En cruisecontrol
Cette semaine, les banques centrales hongroise (MNB) et tchèque (CNB) ont décidé de laisser leurs taux directeurs inchangés à respectivement 18 % et 7 %. Alors que la BCE et la Fed n’ont pas encore atteint le sommet de leur cycle, les banquiers centraux d’Europe centrale sont déjà passés à un stade ultérieur. Depuis le milieu de l’année dernière, ils préfèrent rester sur la ligne de touche. Il ne faut jamais dire jamais, mais si l’inflation ralentit dans les prochains mois, il est peu probable que ces banques centrales relèvent encore leurs taux. Cela nous amène logiquement à la question de savoir quand elles pourraient commencer à les abaisser. Dans l'état actuel des choses, ce n'est pas encore pour demain.
En Hongrie, il y a un double plancher pour un éventuel abaissement des taux. Le taux directeur « ordinaire » (13 %) a, depuis septembre de l’année dernière, été mis hors jeu par un taux d’intérêt d’urgence de 18 %. La MNB estimait qu'un taux de13 % suffisait pour maîtriser l’inflation. Mais le marché ne partageait pas cet avis. Le taux d'urgence de 18 % a donc été utilisé pour amortir la chute du forint et garantir la stabilité financière. Après les turbulences que nous venons de connaître, le moment n’est pas encore venu d'évoquer une date concrète à partir de laquelle le taux de 18 % pourrait être abaissé. Pour cela, il faudrait que le calme soit revenu. En outre, il faudrait également être sûr que l’inflation (25,4 % en février) a atteint son pic. Si elle s’attend à une forte baisse au second semestre, la MNB table toujours sur une inflation moyenne de 15-19,5 % pour cette année. Et elle a même relevé sa prévision pour 2024 (3 %-5 %). L’objectif d’inflation de 3 % ne sera « vraiment » atteint qu’en 2025. Dans un « monde idéal », la MNB pourrait se mettre à l’eau en mai ou en juin en commençant par diminuer prudemment son taux d’urgence. Dans le meilleur des cas, le taux de base ne commencerait à être abaissé qu'en fin d’année. Beaucoup d'eau pourrait évidemment encore couler sous les ponts d'ici là. Le forint (EUR/HUF 380) a, dans l’ensemble, pu limiter les dégâts lors des récentes turbulences. Même en cas d'amélioration du sentiment général, nous pensons que la devise hongroise intègre déjà pas mal de bonnes nouvelles. Signalons, entre autres, que le bras de fer avec avec l’UE sur les fonds bloqués se poursuit. Et malgré la résistance de son président (Matolcsy), la MNB doit toujours subir les pressions exercées par le gouvernement pour qu'elle ne maintienne pas ses taux élevés plus longtemps que nécessaire. Face à soutien moindre des taux par rapport à l’euro, le cours EUR/HUF 372 apparaît comme un solide niveau de résistance pour le forint.

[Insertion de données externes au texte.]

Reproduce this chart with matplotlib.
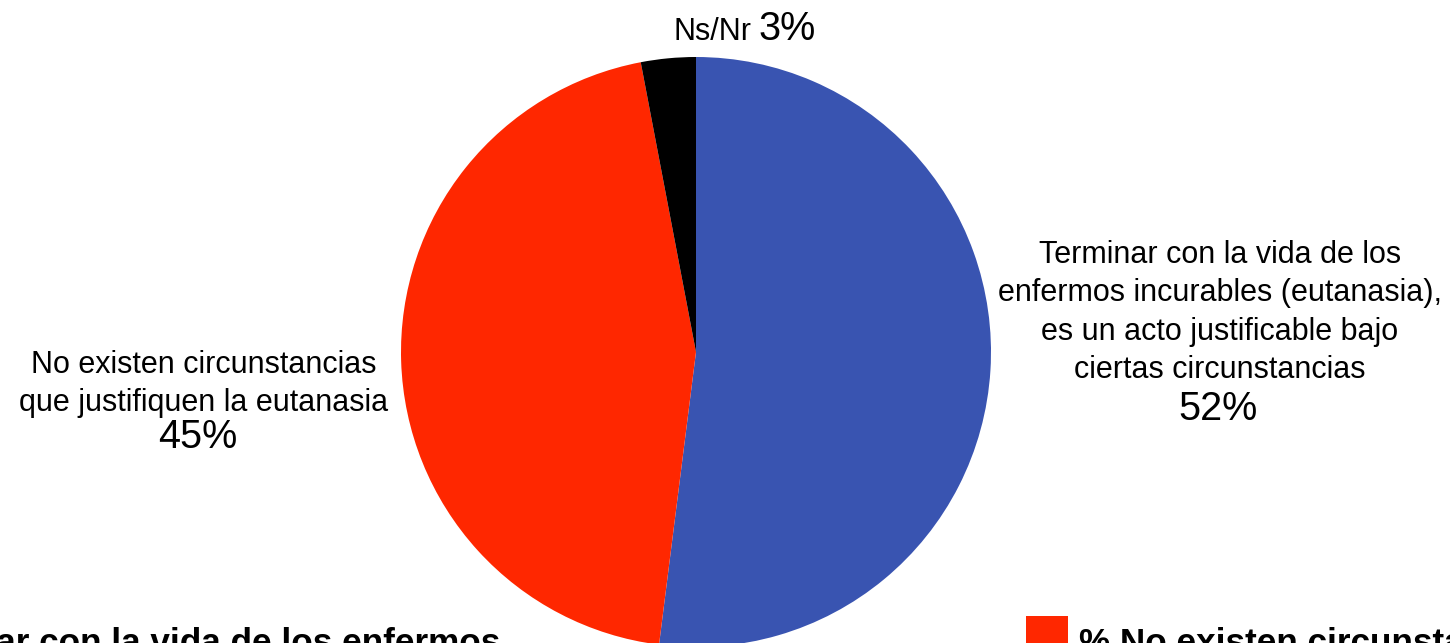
import textwrap
import matplotlib
matplotlib.use("Agg")
import matplotlib.pyplot as plt
from matplotlib.patches import Rectangle

plt.rcParams["font.family"] = ["Liberation Sans", "DejaVu Sans"]

# ── data ────────────────────────────────────────────────────────────────
categories = [
    "Terminar con la vida de los enfermos incurables (eutanasia), "
    "es un acto justificable bajo ciertas circunstancias",
    "No existen circunstancias que justifiquen la eutanasia",
    "Ns/Nr",
]
values = [52, 45, 3]
colors = ["#3954B1", "#FF2700", "#000000"]

# ── layout (pixel units, y measured from the top) ──────────────────────
W, H = 1450, 643
CX, CY, R = 696, 352, 295


def py(y):
    """pixel row (from top) -> data y (from bottom)"""
    return H - y


fig = plt.figure(figsize=(W / 100, H / 100), dpi=100)
ax = fig.add_axes([0, 0, 1, 1])
ax.pie(values, colors=colors, startangle=90, counterclock=False,
       center=(CX, py(CY)), radius=R, wedgeprops=dict(linewidth=0))
ax.set_xlim(0, W)
ax.set_ylim(0, H)
ax.set_aspect("equal")
ax.axis("off")

# slice labels: name block + percentage below it
LABEL_FS, PCT_FS = 22, 28.5
blue_lines = textwrap.fill(categories[0], width=32)
red_lines = textwrap.fill(categories[1], width=28)

ax.text(1220, py(240), blue_lines, ha="center", va="top",
        fontsize=LABEL_FS, linespacing=1.36)
ax.text(1218, py(420), f"{values[0]}%", ha="center", va="baseline",
        fontsize=PCT_FS)

ax.text(204, py(350), red_lines, ha="center", va="top",
        fontsize=LABEL_FS, linespacing=1.36)
ax.text(198, py(448), f"{values[1]}%", ha="center", va="baseline",
        fontsize=PCT_FS)

ax.text(752, py(40), categories[2], ha="right", va="baseline",
        fontsize=LABEL_FS)
ax.text(758, py(40), f"{values[2]}%", ha="left", va="baseline",
        fontsize=PCT_FS)

# legend along the bottom edge (runs off the canvas like the original)
LEG_FS = 25.3
SQ = 42
leg_x = [-212, 1026, 1900]
for x, name, c in zip(leg_x, categories, colors):
    ax.add_patch(Rectangle((x, py(616 + SQ)), SQ, SQ, facecolor=c,
                           edgecolor="none", clip_on=False))
    ax.text(x + SQ + 11, py(627), textwrap.fill("% " + name, width=40),
            ha="left", va="top", fontsize=LEG_FS, fontweight="bold")

fig.savefig("out.png", dpi=100, facecolor="white")
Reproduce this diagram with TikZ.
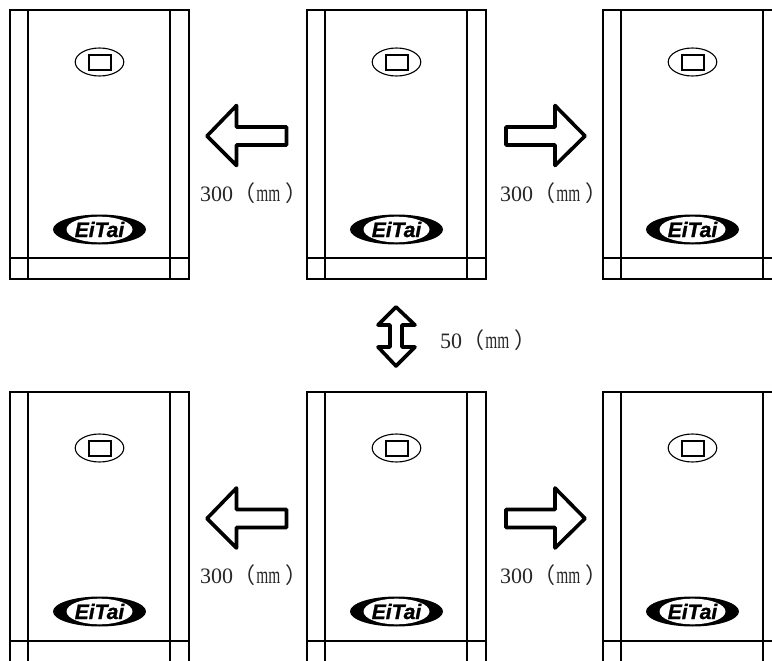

La CNB est encore un peu plus en cruisecontrol que la MNB. Pourtant, le maintien du taux directeur à 7 % n’a pas été voté à l'unanimité. Un faucon estime que l’inflation (16,7 % en glissement annuel en février) est beaucoup trop tenace. Dans la déclaration de politique, il est également indiqué que les taux pourraient encore être relevés si nécessaire. Nous considérons toutefois cela comme un « avertissement tactique » à l’attention du marché. La CNB estime que ce dernier est trop rapide dans ses anticipations de baisses de taux avant la fin de l'année. La CNB est nettement plus crédible que la MNB dans sa lutte contre l'inflation. Elle part du principe que cette dernière se rapprochera de l’objectif de 2 % d’ici 2024. Dans ce cas, le taux directeur réel deviendra très positif. Cela constituera, en principe, un soutien pour la devise. Même si la CNB se montre prudente vis-à-vis du timing d’éventuelles baisses de taux, on peut ici aussi s'attendre à ce que la couronne bénéficie d'un soutien moindre des taux par rapport à l’euro. Nous pensons que de nombreuses bonnes nouvelles sont déjà intégrées dans le cours. Le plus bas de l’année de EUR/CZK 23,35 constitue un important niveau de résistance pour la couronne.